Dopo Gioco a nascondere – Canti barocchi, il poeta ha pubblicato un’ altra raccolta di liriche, Plumelia. E, infine, un balletto, Le esequie della luna. Diciamo balletto per convenzione, ma potrebbe bene esso creare una nuova categoria letteraria. Pomposo, Fantastico, Pastorale ne formano i tre tempi. La luna, fanciulla che si ammala, cade sfaldandosi (il simbolo è palese) : ne vediamo gli effetti alla corte di un vicerè, in un convento di trepide suore e in una campagna, dove infine la luna, fanciulla ricomposta, in un’ urna viene sepolta presso le acque.
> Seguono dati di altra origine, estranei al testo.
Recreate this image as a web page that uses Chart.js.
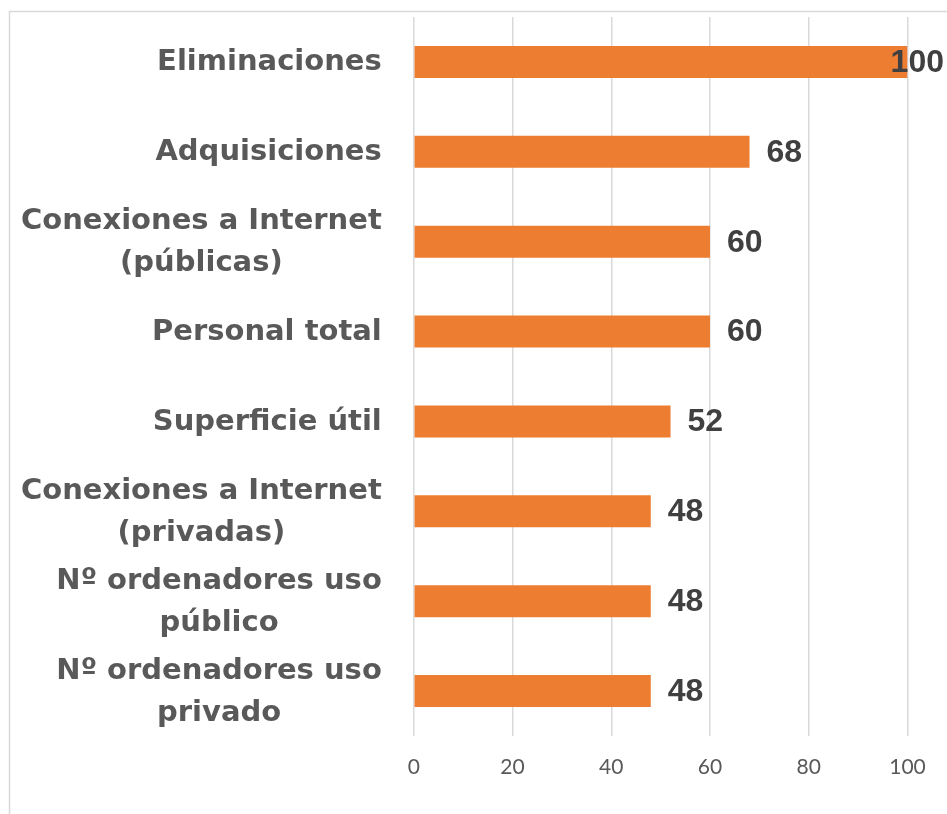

La prosa è limpida, quasi modesta, da relazione, ma che, a tratti, ha momenti di accensione lirica, di presa suggestiva sul lettore. E l’ ironia è la sua forza, l’ ironia che incide, ad esempio, tre figurette amabili, la suor Crocefissa, la speziale e, ultima, donna Pasqua, “fimmina di badia”, che ci lascia incantati e perplessi con la visione della sua tonda faccia di luna, stupita per interne dolci commozioni, dietro la grata, tra la malvetta e il garofano.

Questo scritto, ampliato da Vincenzo Consolo, era apparso in Delle cose di Sicilia, Palermo, Sellerio, 1986.